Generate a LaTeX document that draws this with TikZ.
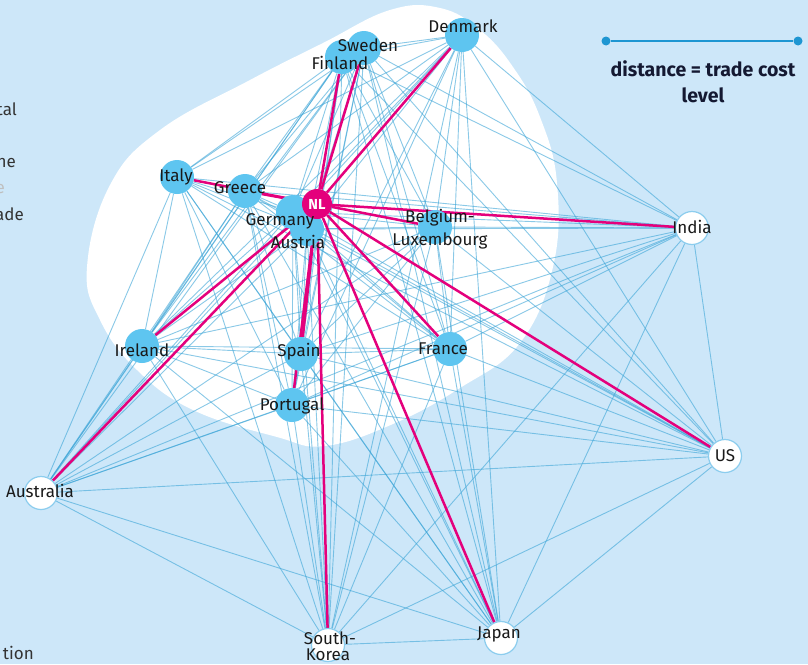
\documentclass[tikz,border=0pt]{standalone}
\usepackage{fontspec}
\setmainfont{Fira Sans}

\definecolor{bgblue}{RGB}{205,231,249}
\definecolor{nodeblue}{RGB}{94,197,240}
\definecolor{edgeblue}{RGB}{60,165,215}
\definecolor{nlpink}{RGB}{228,0,124}
\definecolor{ringblue}{RGB}{140,205,238}
\definecolor{legblue}{RGB}{30,150,210}
\definecolor{txtdark}{RGB}{25,25,25}
\definecolor{navy}{RGB}{20,25,50}

\pgfdeclarelayer{back}
\pgfdeclarelayer{links}
\pgfsetlayers{back,links,main}

\begin{document}
\begin{tikzpicture}[
    x=1pt, y=-1pt,
    % Landen in de EU (blauw) en daarbuiten (wit)
    eu/.style={circle, fill=nodeblue, minimum size=34pt, inner sep=0pt},
    world/.style={circle, fill=white, draw=ringblue, line width=1.2pt, minimum size=33pt, inner sep=0pt},
    nlnode/.style={circle, fill=nlpink, minimum size=30pt, inner sep=0pt, text=white, font=\bfseries\fontsize{14.5}{16}\selectfont},
    % Tekst bij de landen
    lbl/.style={text=txtdark, font=\fontsize{17}{19}\selectfont, inner sep=0pt},
    % Handelsrelaties
    trade/.style={edgeblue, line width=0.9pt, opacity=0.6},
    nltrade/.style={nlpink, line width=2.5pt},
    legdot/.style={circle, fill=legblue, minimum size=9pt, inner sep=0pt},
    legtxt/.style={text=navy, font=\bfseries\fontsize{19.5}{22}\selectfont, anchor=base}
]
    \useasboundingbox (0,0) rectangle (808,664);

    % ==========================================
    % ACHTERGROND
    % ==========================================
    \begin{pgfonlayer}{back}
        \fill[bgblue] (0,0) rectangle (808,664);
        % Witte vlek rond de Europese landen
        \fill[white] plot[smooth cycle, tension=0.7] coordinates {
            (87,267) (100,320) (137,370) (193,410) (277,437) (325,446) (393,424)
            (460,388) (520,343) (553,267) (557,183) (540,117) (513,67) (480,30)
            (440,8) (390,10) (323,43) (250,80) (160,130) (110,185)};
    \end{pgfonlayer}

    % Afgekapte tekst links
    \node[lbl, text=black!80, anchor=base east] (frag1) at (17,115) {tal};
    \node[lbl, text=black!80, anchor=base east] (frag2) at (16,167) {he};
    \node[lbl, text=black!25, anchor=base east] (frag3) at (5,193) {e};
    \node[lbl, text=black!80, anchor=base east] (frag4) at (24,220) {ade};
    \node[lbl, text=black!80, anchor=base east] (frag5) at (34,659) {tion};

    % ==========================================
    % LANDEN
    % ==========================================
    \node[eu] (dk) at (462,35) {};
    \node[eu] (fi) at (342,57) {};
    \node[eu] (se) at (364,48) {};
    \node[eu] (it) at (177,177) {};
    \node[eu] (gr) at (245,191) {};
    \node[eu] (de) at (293,212) {};
    \node[eu] (at) at (307,229) {};
    \node[eu] (be) at (435,227) {};
    \node[eu] (ie) at (142,346) {};
    \node[eu] (es) at (301,354) {};
    \node[eu] (pt) at (292,405) {};
    \node[eu] (fr) at (450,349) {};
    \node[world] (in) at (692,228) {};
    \node[world] (us) at (725,456) {};
    \node[world] (au) at (41,493) {};
    \node[world] (kr) at (328,645) {};
    \node[world] (jp) at (501,638) {};
    \node[nlnode] (nl) at (317,204) {NL};

    % Alle onderlinge verbindingen
    \begin{pgfonlayer}{links}
        \foreach \a [count=\i] in {dk,fi,se,it,gr,de,at,be,ie,es,pt,fr,in,us,au,kr,jp} {
            \foreach \b [count=\j] in {dk,fi,se,it,gr,de,at,be,ie,es,pt,fr,in,us,au,kr,jp} {
                \ifnum\j>\i \draw[trade] (\a) -- (\b); \fi
            }
        }
        % Verbindingen van Nederland
        \foreach \b in {dk,fi,se,it,gr,de,at,be,ie,es,pt,fr,in,us,au,kr,jp}
            \draw[nltrade] (nl) -- (\b);
    \end{pgfonlayer}

    % Namen
    \node[lbl] (dk-l) at (463,26) {Denmark};
    \node[lbl] (se-l) at (368,45) {Sweden};
    \node[lbl] (fi-l) at (340,63) {Finland};
    \node[lbl] (it-l) at (176,177) {Italy};
    \node[lbl] (gr-l) at (240,188) {Greece};
    \node[lbl] (de-l) at (280,221) {Germany};
    \node[lbl] (at-l) at (298,242) {Austria};
    \node[lbl] (be-l) at (440,218) {Belgium-};
    \node[lbl] (lu-l) at (440,241) {Luxembourg};
    \node[lbl] (ie-l) at (142,350) {Ireland};
    \node[lbl] (es-l) at (299,352) {Spain};
    \node[lbl] (pt-l) at (292,406) {Portugal};
    \node[lbl] (fr-l) at (443,349) {France};
    \node[lbl] (in-l) at (692,227) {India};
    \node[lbl] (us-l) at (725,456) {US};
    \node[lbl] (au-l) at (40,491) {Australia};
    \node[lbl] (kr-l) at (330,638) {South-};
    \node[lbl] (ko-l) at (328,655) {Korea};
    \node[lbl] (jp-l) at (499,634) {Japan};

    % ==========================================
    % LEGENDA
    % ==========================================
    \node[legdot] (leg-a) at (606,41) {};
    \node[legdot] (leg-b) at (798,41) {};
    \draw[legblue, line width=1.5pt] (leg-a) -- (leg-b);
    \node[legtxt] (leg-t1) at (703,76) {distance = trade cost};
    \node[legtxt] (leg-t2) at (703,102) {level};

\end{tikzpicture}
\end{document}
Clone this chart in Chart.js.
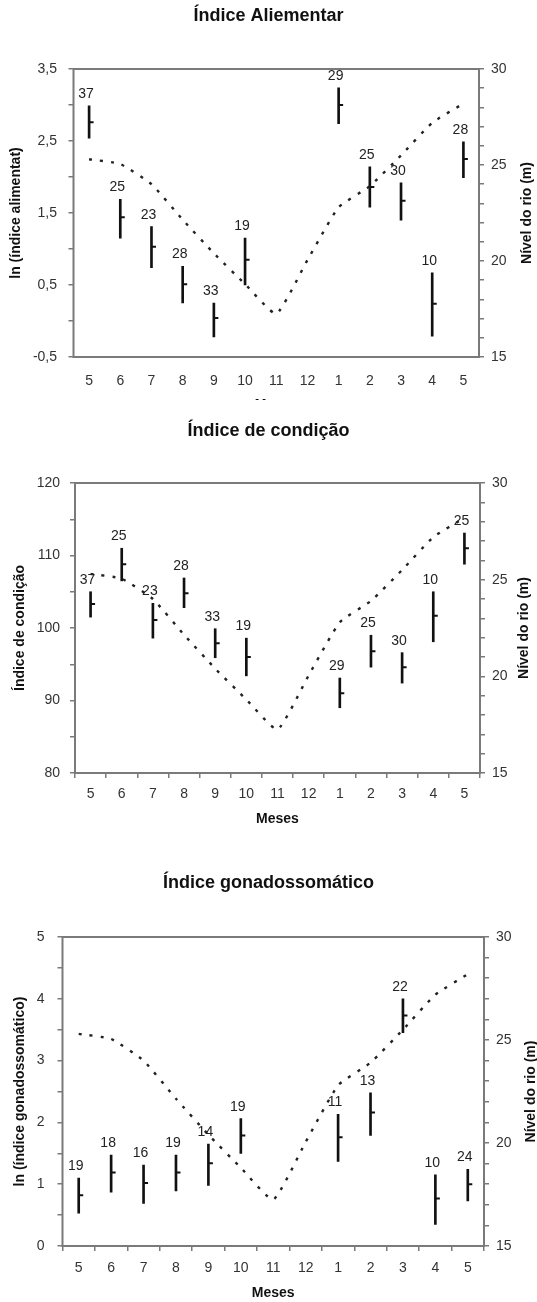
<!DOCTYPE html>
<html lang="pt">
<head>
<meta charset="utf-8">
<title>Índices mensais e nível do rio</title>
<script src="https://cdn.jsdelivr.net/npm/chart.js@4/dist/chart.umd.min.js"></script>
<style>
  html, body { margin: 0; padding: 0; background: #fff; }
  body { width: 537px; height: 1302px; position: relative; overflow: hidden; }
  .panel { position: absolute; left: 0; width: 537px; }
  canvas { display: block; }
</style>
</head>
<body>
<div class="panel" style="top:0;height:400px;overflow:hidden"><canvas id="c1" width="537" height="420"></canvas></div>
<div class="panel" style="top:405px;height:425px"><canvas id="c2" width="537" height="425"></canvas></div>
<div class="panel" style="top:850px;height:452px"><canvas id="c3" width="537" height="452"></canvas></div>

<script>
// Months of the sampling cycle (May to May)
const months = ['5', '6', '7', '8', '9', '10', '11', '12', '1', '2', '3', '4', '5'];

// River level (m), right axis of every panel
const riverLevel = [25.3, 25.05, 24.0, 22.15, 20.4, 18.8, 17.25, 20.05, 22.8, 23.9, 25.5, 27.2, 28.2];

// Índice alimentar: ln(index) mean, range and sample size
const alimMean = [2.76, 1.44, 1.03, 0.51, 0.04, 0.85, null, null, 3.00, 1.86, 1.67, 0.24, 2.25];
const alimLow  = [2.54, 1.15, 0.74, 0.25, -0.22, 0.50, null, null, 2.74, 1.58, 1.40, -0.21, 1.99];
const alimHigh = [2.99, 1.69, 1.31, 0.76, 0.25, 1.15, null, null, 3.24, 2.14, 1.92, 0.67, 2.49];
const alimN    = [37, 25, 23, 28, 33, 19, null, null, 29, 25, 30, 10, 28];

// Índice de condição
const condMean = [103.3, 108.8, 101.1, 104.8, 97.9, 96.0, null, null, 91.0, 96.8, 94.6, 101.7, 111.0];
const condLow  = [101.5, 106.5, 98.6, 102.8, 95.9, 93.4, null, null, 89.0, 94.6, 92.4, 98.1, 108.8];
const condHigh = [105.0, 111.0, 103.4, 106.9, 99.9, 98.6, null, null, 93.1, 99.0, 96.6, 105.0, 113.1];
const condN    = [37, 25, 23, 28, 33, 19, null, null, 29, 25, 30, 10, 25];

// Índice gonadossomático: ln(index)
const gonMean = [0.82, 1.19, 1.02, 1.19, 1.34, 1.79, null, null, 1.76, 2.16, 3.73, 0.77, 1.00];
const gonLow  = [0.53, 0.87, 0.69, 0.89, 0.98, 1.50, null, null, 1.37, 1.79, 3.45, 0.35, 0.73];
const gonHigh = [1.10, 1.47, 1.31, 1.47, 1.65, 2.06, null, null, 2.13, 2.48, 4.00, 1.15, 1.24];
const gonN    = [19, 18, 16, 19, 14, 19, null, null, 11, 13, 22, 10, 24];

const FONT = '"Liberation Sans", Arial, Helvetica, sans-serif';
const AXIS_GRAY = '#7a7a7a';
Chart.defaults.font.family = FONT;
Chart.defaults.color = '#333';

// Frame around the plotting area
const plotFrame = {
  id: 'plotFrame',
  afterDatasetsDraw(chart) {
    const { ctx, chartArea: a } = chart;
    ctx.save();
    ctx.strokeStyle = AXIS_GRAY;
    ctx.lineWidth = 2;
    ctx.strokeRect(a.left, a.top, a.right - a.left, a.bottom - a.top);
    ctx.restore();
  }
};

// Sample size written above each range bar
const countLabels = {
  id: 'countLabels',
  afterDatasetsDraw(chart, args, opts) {
    const meta = chart.getDatasetMeta(0);
    const { ctx } = chart;
    ctx.save();
    ctx.font = '14px ' + FONT;
    ctx.fillStyle = '#222';
    ctx.textAlign = 'center';
    ctx.textBaseline = 'middle';
    meta.data.forEach((bar, i) => {
      const n = opts.counts[i];
      if (n == null) return;
      const top = Math.min(bar.y, bar.base);
      ctx.fillText(String(n), bar.x - 3, top - 12);
    });
    ctx.restore();
  }
};

// Right-hand axis title, read from bottom to top
const rightTitle = {
  id: 'rightTitle',
  afterDraw(chart, args, opts) {
    const s = chart.scales.y2;
    const { ctx } = chart;
    ctx.save();
    ctx.translate(opts.x, (s.top + s.bottom) / 2);
    ctx.rotate(-Math.PI / 2);
    ctx.font = 'bold 14px ' + FONT;
    ctx.fillStyle = '#111';
    ctx.textAlign = 'center';
    ctx.textBaseline = 'middle';
    ctx.fillText(opts.text, 0, 0);
    ctx.restore();
  }
};

function onGrid(v, origin, every) {
  const k = (v - origin) / every;
  return Math.abs(k - Math.round(k)) < 1e-6;
}

function buildPanel(id, p) {
  const canvas = document.getElementById(id);
  const H = canvas.height;
  const W = canvas.width;
  const titleLine = 18 * 1.2;
  return new Chart(canvas, {
    type: 'bar',
    data: {
      labels: months,
      datasets: [
        {
          type: 'bar',
          data: p.low.map((v, i) => (v == null ? null : [v, p.high[i]])),
          backgroundColor: '#111',
          barThickness: 2,
          yAxisID: 'y',
          order: 2
        },
        {
          type: 'line',
          data: p.mean,
          showLine: false,
          pointStyle: 'dash',
          pointRadius: 4.5,
          pointBorderWidth: 2,
          pointBorderColor: '#111',
          pointBackgroundColor: '#111',
          yAxisID: 'y',
          order: 1
        },
        {
          type: 'line',
          data: riverLevel,
          yAxisID: 'y2',
          borderColor: '#222',
          borderWidth: 2.4,
          borderDash: [3, 8],
          pointRadius: 0,
          tension: 0.15,
          fill: false,
          order: 0
        }
      ]
    },
    options: {
      responsive: false,
      animation: false,
      events: [],
      layout: { padding: 0 },
      plugins: {
        legend: { display: false },
        tooltip: { enabled: false },
        title: {
          display: true,
          text: p.title,
          color: '#111',
          font: { size: 18, weight: 'bold' },
          padding: { top: p.titleTop, bottom: p.plot.top - p.titleTop - titleLine }
        },
        countLabels: { counts: p.n },
        rightTitle: { text: 'Nível do rio (m)', x: p.rightTitleX }
      },
      scales: {
        x: {
          type: 'category',
          offset: true,
          grid: {
            display: p.xTicks,
            drawOnChartArea: false,
            offset: true,
            tickLength: 5,
            color: AXIS_GRAY,
            lineWidth: 1.5
          },
          border: { display: false },
          ticks: { color: '#333', font: { size: 14 }, padding: p.xPad, maxRotation: 0, autoSkip: false },
          title: {
            display: true,
            text: 'Meses',
            color: '#111',
            font: { size: 14, weight: 'bold' },
            padding: { top: 0, bottom: p.mesesPad }
          },
          afterFit(sc) { sc.height = H - p.plot.bottom; }
        },
        y: {
          position: 'left',
          min: p.yMin,
          max: p.yMax,
          grid: { drawOnChartArea: false, tickLength: 5, color: AXIS_GRAY, lineWidth: 1.5 },
          border: { display: false },
          ticks: {
            stepSize: p.yStep,
            autoSkip: false,
            padding: p.yPad,
            color: '#333',
            font: { size: 14 },
            callback: (v) => (onGrid(v, p.labelOrigin, p.labelEvery) ? p.fmt(v) : '')
          },
          title: {
            display: true,
            text: p.yTitle,
            color: '#111',
            font: { size: 14, weight: 'bold' },
            padding: { top: p.yTitlePad, bottom: 0 }
          },
          afterFit(sc) { sc.width = p.plot.left; }
        },
        y2: {
          position: 'right',
          min: 15,
          max: 30,
          grid: { drawOnChartArea: false, tickLength: 5, color: AXIS_GRAY, lineWidth: 1.5 },
          border: { display: false },
          ticks: {
            stepSize: 1,
            autoSkip: false,
            padding: 7,
            color: '#333',
            font: { size: 14 },
            callback: (v) => (onGrid(v, 15, 5) ? String(v) : '')
          },
          afterFit(sc) { sc.width = W - p.plot.right; }
        }
      }
    },
    plugins: [plotFrame, countLabels, rightTitle]
  });
}

buildPanel('c1', {
  title: 'Índice Aliementar',
  yTitle: 'ln (índice alimentat)',
  mean: alimMean, low: alimLow, high: alimHigh, n: alimN,
  yMin: -0.5, yMax: 3.5, yStep: 0.5, labelOrigin: -0.5, labelEvery: 1,
  fmt: (v) => v.toFixed(1).replace('.', ','),
  plot: { left: 73.5, right: 479, top: 69, bottom: 357 },
  titleTop: 5.2, xPad: 10.6, xTicks: false, mesesPad: 6.4, yPad: 11.5, yTitlePad: 7.6, rightTitleX: 527.5
});

buildPanel('c2', {
  title: 'Índice de condição',
  yTitle: 'Índice de condição',
  mean: condMean, low: condLow, high: condHigh, n: condN,
  yMin: 80, yMax: 120, yStep: 5, labelOrigin: 80, labelEvery: 10,
  fmt: (v) => String(v),
  plot: { left: 75, right: 480, top: 78, bottom: 368 },
  titleTop: 15.2, xPad: 7.6, xTicks: true, mesesPad: 2.6, yPad: 10, yTitlePad: 12.1, rightTitleX: 524
});

buildPanel('c3', {
  title: 'Índice gonadossomático',
  yTitle: 'ln (índice gonadossomático)',
  mean: gonMean, low: gonLow, high: gonHigh, n: gonN,
  yMin: 0, yMax: 5, yStep: 0.5, labelOrigin: 0, labelEvery: 1,
  fmt: (v) => String(v),
  plot: { left: 62.5, right: 484, top: 87, bottom: 396 },
  titleTop: 22.7, xPad: 8.6, xTicks: true, mesesPad: 0.6, yPad: 13, yTitlePad: 12.1, rightTitleX: 531
});
</script>
</body>
</html>
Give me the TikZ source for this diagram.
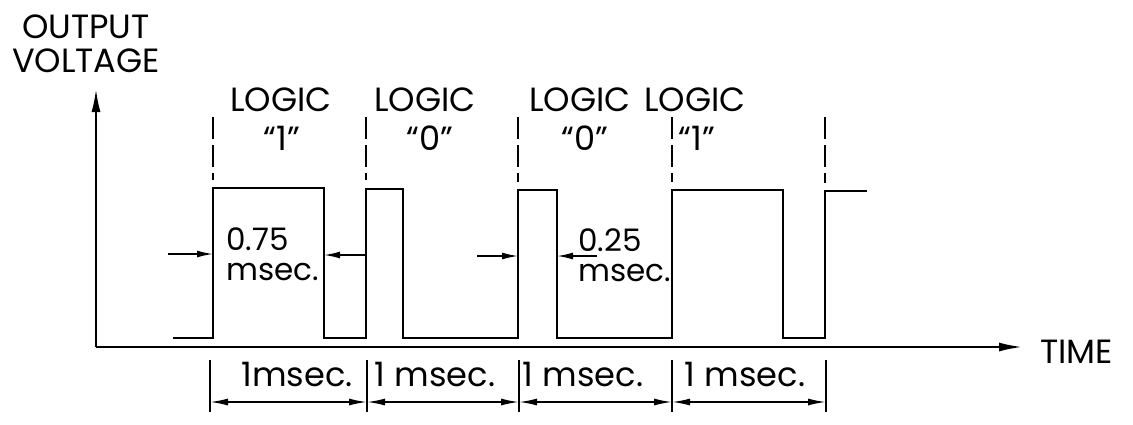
\documentclass[tikz,border=0pt]{standalone}
\usepackage{fontspec}
\setmainfont{Poppins}
\usetikzlibrary{arrows.meta}
\tikzset{
  wave/.style={line width=1.3pt},
  axis/.style={line width=1.3pt,-{Latex[length=12pt,width=4.5pt]}},
  sep/.style={line width=0.8pt,dash pattern=on 11pt off 3pt},
  dim/.style={line width=0.8pt,-{Latex[length=8pt,width=3.5pt]}},
  span/.style={line width=0.8pt,{Latex[length=9pt,width=3.5pt]}-{Latex[length=9pt,width=3.5pt]}},
  lbl/.style={font=\fontsize{16.8}{17}\selectfont,inner sep=0pt},
  wlbl/.style={font=\fontsize{15.5}{15}\selectfont,inner sep=0pt,anchor=west,align=left},
}
\begin{document}
\begin{tikzpicture}[x=0.5pt,y=-0.5pt]
\useasboundingbox (0,0) rectangle (1133,424);

% axes
\coordinate (origin) at (96,347);
\coordinate (ytop) at (96,88);
\coordinate (xend) at (1023,347);
\draw[axis] (origin) -- (ytop);
\draw[axis] (origin) -- (xend);
\node[lbl,align=center] (ylabel) at (86,44) {OUTPUT\\VOLTAGE};
\node[lbl,anchor=west] (tlabel) at (1040,352) {TIME};

% pulse train
\draw[wave] (173,338) -- (213,338) -- (213,188) -- (324,188) -- (324,338)
  -- (366,338) -- (366,189) -- (403,189) -- (403,338) -- (518,338)
  -- (518,190) -- (557,190) -- (557,338) -- (672,338) -- (672,190)
  -- (783,190) -- (783,338) -- (825,338) -- (825,191) -- (867,191);

% bit boundaries
\draw[sep] (213,117) -- (213,180);
\draw[sep] (366,117) -- (366,180);
\draw[sep] (518,117) -- (518,182);
\draw[sep] (672,117) -- (672,182);
\draw[sep] (825,117) -- (825,183);

\node[lbl] (logicA) at (281,100) {LOGIC};
\node[lbl] (bitA) at (282,138) {“1”};
\node[lbl] (logicB) at (425,100) {LOGIC};
\node[lbl] (bitB) at (430,138) {“0”};
\node[lbl] (logicC) at (580,100) {LOGIC};
\node[lbl] (bitC) at (585,138) {“0”};
\node[lbl] (logicD) at (695,100) {LOGIC};
\node[lbl] (bitD) at (697,138) {“1”};

% pulse widths
\node[wlbl] (wideA) at (226,254) {0.75\\msec.};
\draw[dim] (168,254) -- (213,254);
\draw[dim] (366,255) -- (324,255);
\node[wlbl] (wideB) at (578,255) {0.25\\msec.};
\draw[dim] (477,256) -- (518,256);
\draw[dim] (597,256) -- (557,256);

% bit periods
\coordinate (t0) at (210,402);
\coordinate (t1) at (367,402);
\coordinate (t2) at (519,402);
\coordinate (t3) at (672,402);
\coordinate (t4) at (826,402);
\draw[line width=0.8pt] (210,360) -- (210,412);
\draw[line width=0.8pt] (367,360) -- (367,412);
\draw[line width=0.8pt] (519,360) -- (519,412);
\draw[line width=0.8pt] (672,360) -- (672,412);
\draw[line width=0.8pt] (826,360) -- (826,412);
\draw[span] (t0) -- (t1);
\draw[span] (t1) -- (t2);
\draw[span] (t2) -- (t3);
\draw[span] (t3) -- (t4);
\node[lbl] (perA) at (297,374) {1msec.};
\node[lbl] (perB) at (435,374) {1 msec.};
\node[lbl] (perC) at (583,374) {1 msec.};
\node[lbl] (perD) at (745,374) {1 msec.};
\end{tikzpicture}
\end{document}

##########

== Work to complete ==
Find the word "this" in the records and pull out each line that has it.

== Exercise answer ==
Generate a LaTeX document that draws this with TikZ.
Clone this chart in Chart.js.
Give me the TikZ source for this diagram.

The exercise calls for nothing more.